WHAT TO WORK ON: Find the lines that contain the word "chart" and copy each one.

********************

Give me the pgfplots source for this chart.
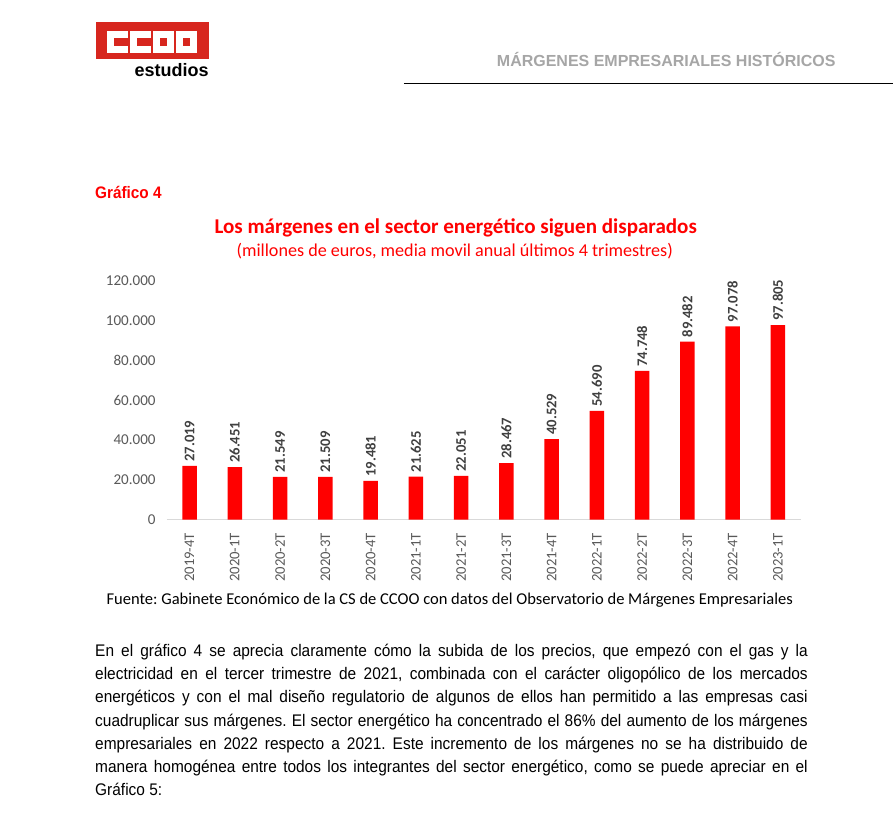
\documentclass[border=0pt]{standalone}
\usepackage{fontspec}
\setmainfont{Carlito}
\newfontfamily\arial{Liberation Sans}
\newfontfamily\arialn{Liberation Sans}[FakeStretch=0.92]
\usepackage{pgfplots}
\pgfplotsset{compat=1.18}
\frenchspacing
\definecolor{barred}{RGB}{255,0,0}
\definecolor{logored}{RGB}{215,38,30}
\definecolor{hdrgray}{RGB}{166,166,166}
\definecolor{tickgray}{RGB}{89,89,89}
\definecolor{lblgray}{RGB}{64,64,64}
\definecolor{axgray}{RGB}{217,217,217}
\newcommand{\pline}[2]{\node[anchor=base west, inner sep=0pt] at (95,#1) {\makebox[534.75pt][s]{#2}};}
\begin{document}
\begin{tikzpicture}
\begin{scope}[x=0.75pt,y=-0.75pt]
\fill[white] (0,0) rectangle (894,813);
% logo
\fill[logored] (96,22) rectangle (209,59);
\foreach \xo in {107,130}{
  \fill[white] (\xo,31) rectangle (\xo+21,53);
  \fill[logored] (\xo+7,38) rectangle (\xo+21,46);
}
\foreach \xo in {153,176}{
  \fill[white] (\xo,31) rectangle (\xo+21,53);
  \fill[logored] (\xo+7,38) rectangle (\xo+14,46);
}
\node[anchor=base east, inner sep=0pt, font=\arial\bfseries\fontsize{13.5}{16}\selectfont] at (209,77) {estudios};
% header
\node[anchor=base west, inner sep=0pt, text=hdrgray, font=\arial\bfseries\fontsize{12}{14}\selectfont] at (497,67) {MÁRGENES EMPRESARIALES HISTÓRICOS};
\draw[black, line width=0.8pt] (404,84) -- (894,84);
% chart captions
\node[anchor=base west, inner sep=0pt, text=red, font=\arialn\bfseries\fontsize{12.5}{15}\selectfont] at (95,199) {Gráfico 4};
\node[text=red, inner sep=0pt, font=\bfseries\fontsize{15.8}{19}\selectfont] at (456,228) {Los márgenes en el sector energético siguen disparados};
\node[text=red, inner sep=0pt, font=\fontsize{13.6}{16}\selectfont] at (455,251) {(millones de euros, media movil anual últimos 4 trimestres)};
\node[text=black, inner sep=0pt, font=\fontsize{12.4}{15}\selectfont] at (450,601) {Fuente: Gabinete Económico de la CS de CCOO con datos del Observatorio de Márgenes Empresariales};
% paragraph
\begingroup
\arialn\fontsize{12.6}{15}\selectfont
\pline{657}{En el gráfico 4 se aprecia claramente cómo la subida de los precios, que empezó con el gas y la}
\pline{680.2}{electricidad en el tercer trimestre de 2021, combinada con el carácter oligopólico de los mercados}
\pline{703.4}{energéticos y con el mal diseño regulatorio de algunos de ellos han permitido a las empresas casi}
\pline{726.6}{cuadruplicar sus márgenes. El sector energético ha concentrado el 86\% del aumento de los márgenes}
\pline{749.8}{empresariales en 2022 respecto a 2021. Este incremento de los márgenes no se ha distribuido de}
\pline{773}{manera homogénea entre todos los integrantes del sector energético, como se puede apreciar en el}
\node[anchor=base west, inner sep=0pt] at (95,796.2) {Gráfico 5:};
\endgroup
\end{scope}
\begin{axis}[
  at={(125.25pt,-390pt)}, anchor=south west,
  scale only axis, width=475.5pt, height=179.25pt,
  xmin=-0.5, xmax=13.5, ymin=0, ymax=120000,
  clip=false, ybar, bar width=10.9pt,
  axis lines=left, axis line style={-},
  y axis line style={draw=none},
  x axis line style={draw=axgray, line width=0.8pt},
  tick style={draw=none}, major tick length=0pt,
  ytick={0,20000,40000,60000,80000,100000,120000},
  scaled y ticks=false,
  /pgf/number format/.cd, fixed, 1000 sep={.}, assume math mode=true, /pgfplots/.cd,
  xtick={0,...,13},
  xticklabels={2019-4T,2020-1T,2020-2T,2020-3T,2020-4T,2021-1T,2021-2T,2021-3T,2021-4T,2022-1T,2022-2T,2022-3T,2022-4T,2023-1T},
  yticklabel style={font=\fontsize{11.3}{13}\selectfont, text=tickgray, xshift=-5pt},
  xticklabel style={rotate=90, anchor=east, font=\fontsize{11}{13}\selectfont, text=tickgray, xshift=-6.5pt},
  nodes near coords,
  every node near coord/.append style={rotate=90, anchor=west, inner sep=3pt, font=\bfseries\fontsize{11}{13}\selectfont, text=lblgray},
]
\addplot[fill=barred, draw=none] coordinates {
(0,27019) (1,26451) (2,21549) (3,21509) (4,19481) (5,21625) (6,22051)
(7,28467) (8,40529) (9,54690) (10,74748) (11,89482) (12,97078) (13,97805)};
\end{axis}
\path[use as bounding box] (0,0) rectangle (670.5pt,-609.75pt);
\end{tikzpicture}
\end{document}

********************

CORRECT RESPONSE:
Give me the pgfplots source for this chart.
% chart captions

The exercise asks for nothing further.